Source code of charts:
+---+

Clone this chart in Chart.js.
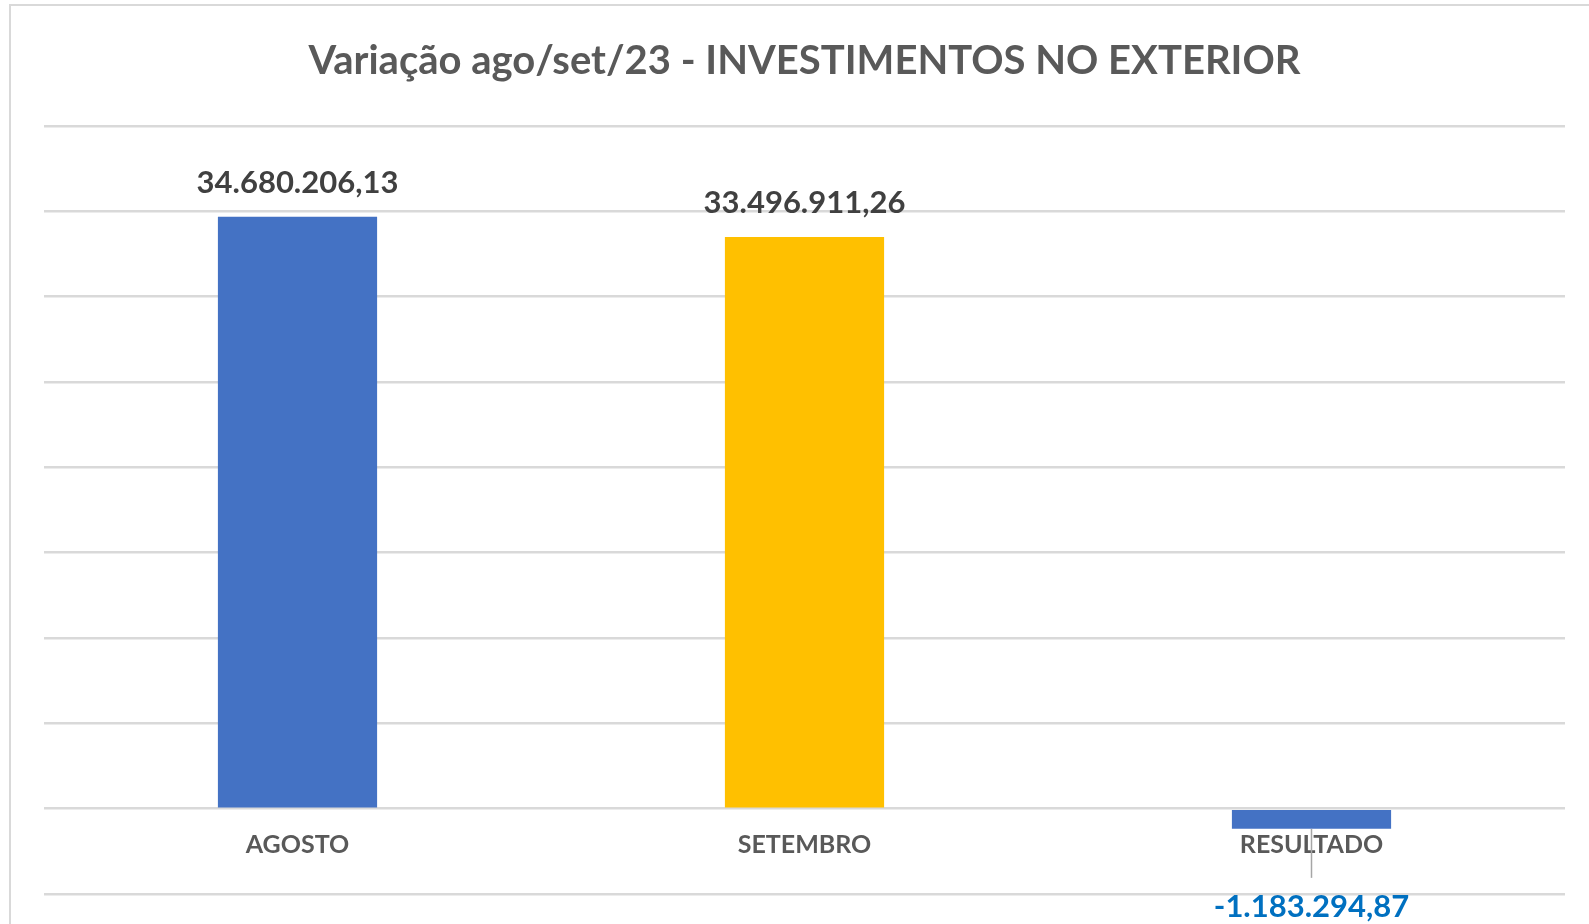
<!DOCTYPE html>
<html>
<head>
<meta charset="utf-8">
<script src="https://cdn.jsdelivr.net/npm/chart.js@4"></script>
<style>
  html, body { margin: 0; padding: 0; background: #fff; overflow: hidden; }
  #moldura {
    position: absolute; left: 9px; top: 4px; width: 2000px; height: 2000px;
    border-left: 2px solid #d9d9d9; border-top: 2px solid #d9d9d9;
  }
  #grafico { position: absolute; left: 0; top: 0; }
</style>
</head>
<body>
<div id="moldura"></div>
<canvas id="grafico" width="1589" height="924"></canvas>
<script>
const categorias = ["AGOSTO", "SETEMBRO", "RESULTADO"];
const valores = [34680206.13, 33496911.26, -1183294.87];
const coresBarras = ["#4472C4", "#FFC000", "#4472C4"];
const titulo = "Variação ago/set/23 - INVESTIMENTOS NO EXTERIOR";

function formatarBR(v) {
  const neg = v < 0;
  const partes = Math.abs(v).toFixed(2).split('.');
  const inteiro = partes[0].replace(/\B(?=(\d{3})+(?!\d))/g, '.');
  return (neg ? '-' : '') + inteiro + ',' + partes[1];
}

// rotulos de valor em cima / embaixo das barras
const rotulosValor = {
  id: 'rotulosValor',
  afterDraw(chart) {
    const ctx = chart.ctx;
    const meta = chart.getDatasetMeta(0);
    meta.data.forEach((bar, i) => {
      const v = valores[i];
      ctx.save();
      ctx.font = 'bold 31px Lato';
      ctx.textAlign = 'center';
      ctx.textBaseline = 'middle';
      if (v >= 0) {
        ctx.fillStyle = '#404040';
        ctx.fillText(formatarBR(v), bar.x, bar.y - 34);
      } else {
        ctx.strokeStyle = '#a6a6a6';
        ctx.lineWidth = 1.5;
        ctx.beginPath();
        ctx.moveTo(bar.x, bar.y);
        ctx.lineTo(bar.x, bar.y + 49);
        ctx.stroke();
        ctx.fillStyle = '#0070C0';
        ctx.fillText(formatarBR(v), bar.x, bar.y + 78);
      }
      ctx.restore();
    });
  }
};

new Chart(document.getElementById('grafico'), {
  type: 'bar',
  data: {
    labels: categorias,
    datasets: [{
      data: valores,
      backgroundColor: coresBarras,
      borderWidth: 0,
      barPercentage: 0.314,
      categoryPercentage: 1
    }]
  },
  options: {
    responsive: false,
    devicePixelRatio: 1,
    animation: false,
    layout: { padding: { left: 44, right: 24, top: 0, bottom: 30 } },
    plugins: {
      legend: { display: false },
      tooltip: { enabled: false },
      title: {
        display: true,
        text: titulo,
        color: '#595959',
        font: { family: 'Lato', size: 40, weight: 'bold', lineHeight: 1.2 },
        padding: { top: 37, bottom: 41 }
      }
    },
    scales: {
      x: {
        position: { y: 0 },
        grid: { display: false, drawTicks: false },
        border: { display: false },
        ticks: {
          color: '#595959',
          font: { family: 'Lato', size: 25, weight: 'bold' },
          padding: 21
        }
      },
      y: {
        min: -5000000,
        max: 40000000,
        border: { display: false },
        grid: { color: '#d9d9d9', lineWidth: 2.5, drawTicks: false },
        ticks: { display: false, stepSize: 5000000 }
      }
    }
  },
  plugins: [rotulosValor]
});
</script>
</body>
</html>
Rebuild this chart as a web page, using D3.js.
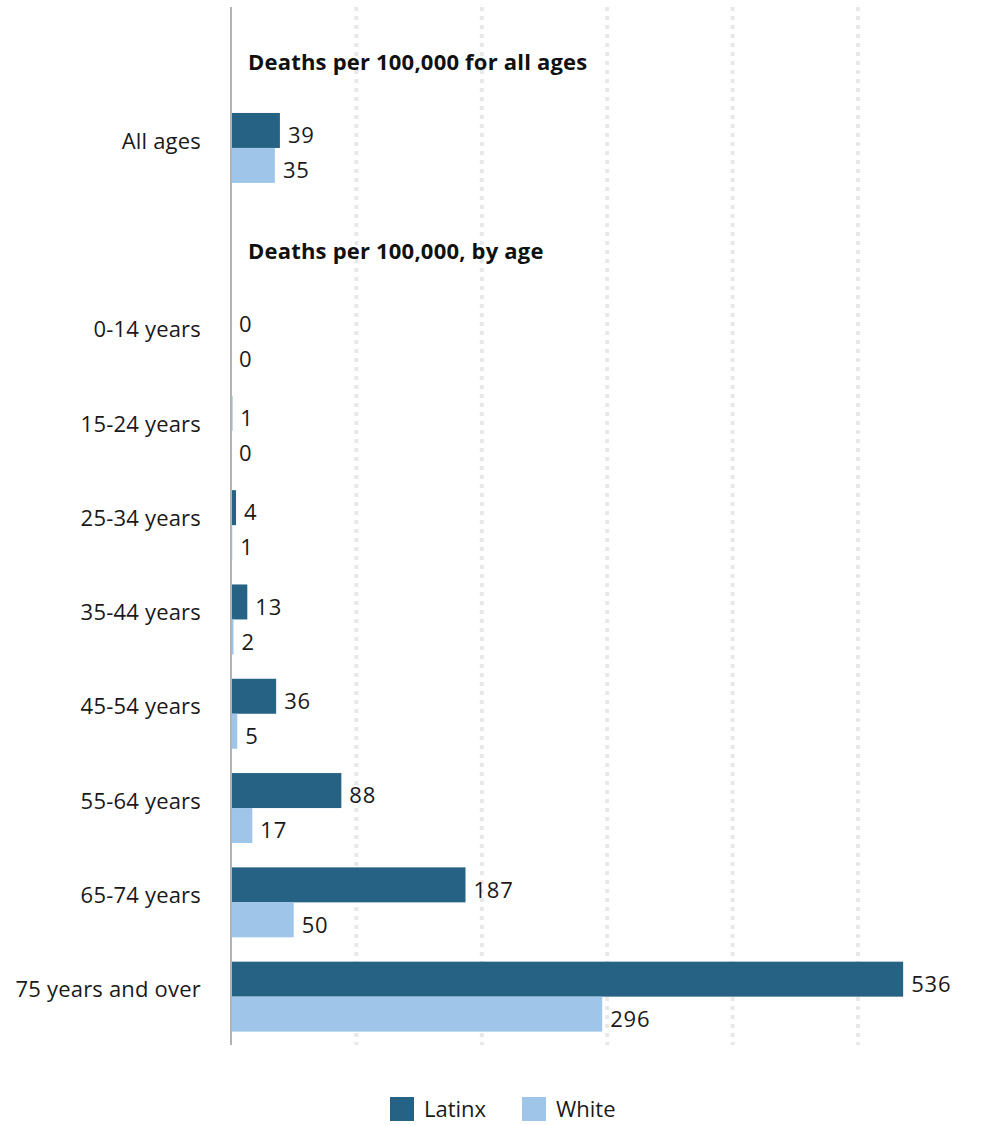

+---+

• [REQUIREMENTS]: Repeat the entries exactly and keep the pictures out of the copy.

• [ANSWER BELOW]:
Clone this chart in Chart.js.
<!DOCTYPE html>
<html>
<head>
<meta charset="utf-8">
<script src="https://cdn.jsdelivr.net/npm/chart.js@4"></script>
<style>
  html, body { margin: 0; padding: 0; background: #fff; overflow: hidden; }
  #moldura {
    position: absolute; left: 9px; top: 4px; width: 2000px; height: 2000px;
    border-left: 2px solid #d9d9d9; border-top: 2px solid #d9d9d9;
  }
  #grafico { position: absolute; left: 0; top: 0; }
</style>
</head>
<body>
<div id="moldura"></div>
<canvas id="grafico" width="1589" height="924"></canvas>
<script>
const categorias = ["AGOSTO", "SETEMBRO", "RESULTADO"];
const valores = [34680206.13, 33496911.26, -1183294.87];
const coresBarras = ["#4472C4", "#FFC000", "#4472C4"];
const titulo = "Variação ago/set/23 - INVESTIMENTOS NO EXTERIOR";

function formatarBR(v) {
  const neg = v < 0;
  const partes = Math.abs(v).toFixed(2).split('.');
  const inteiro = partes[0].replace(/\B(?=(\d{3})+(?!\d))/g, '.');
  return (neg ? '-' : '') + inteiro + ',' + partes[1];
}

// rotulos de valor em cima / embaixo das barras
const rotulosValor = {
  id: 'rotulosValor',
  afterDraw(chart) {
    const ctx = chart.ctx;
    const meta = chart.getDatasetMeta(0);
    meta.data.forEach((bar, i) => {
      const v = valores[i];
      ctx.save();
      ctx.font = 'bold 31px Lato';
      ctx.textAlign = 'center';
      ctx.textBaseline = 'middle';
      if (v >= 0) {
        ctx.fillStyle = '#404040';
        ctx.fillText(formatarBR(v), bar.x, bar.y - 34);
      } else {
        ctx.strokeStyle = '#a6a6a6';
        ctx.lineWidth = 1.5;
        ctx.beginPath();
        ctx.moveTo(bar.x, bar.y);
        ctx.lineTo(bar.x, bar.y + 49);
        ctx.stroke();
        ctx.fillStyle = '#0070C0';
        ctx.fillText(formatarBR(v), bar.x, bar.y + 78);
      }
      ctx.restore();
    });
  }
};

new Chart(document.getElementById('grafico'), {
  type: 'bar',
  data: {
    labels: categorias,
    datasets: [{
      data: valores,
      backgroundColor: coresBarras,
      borderWidth: 0,
      barPercentage: 0.314,
      categoryPercentage: 1
    }]
  },
  options: {
    responsive: false,
    devicePixelRatio: 1,
    animation: false,
    layout: { padding: { left: 44, right: 24, top: 0, bottom: 30 } },
    plugins: {
      legend: { display: false },
      tooltip: { enabled: false },
      title: {
        display: true,
        text: titulo,
        color: '#595959',
        font: { family: 'Lato', size: 40, weight: 'bold', lineHeight: 1.2 },
        padding: { top: 37, bottom: 41 }
      }
    },
    scales: {
      x: {
        position: { y: 0 },
        grid: { display: false, drawTicks: false },
        border: { display: false },
        ticks: {
          color: '#595959',
          font: { family: 'Lato', size: 25, weight: 'bold' },
          padding: 21
        }
      },
      y: {
        min: -5000000,
        max: 40000000,
        border: { display: false },
        grid: { color: '#d9d9d9', lineWidth: 2.5, drawTicks: false },
        ticks: { display: false, stepSize: 5000000 }
      }
    }
  },
  plugins: [rotulosValor]
});
</script>
</body>
</html>
Rebuild this chart as a web page, using D3.js.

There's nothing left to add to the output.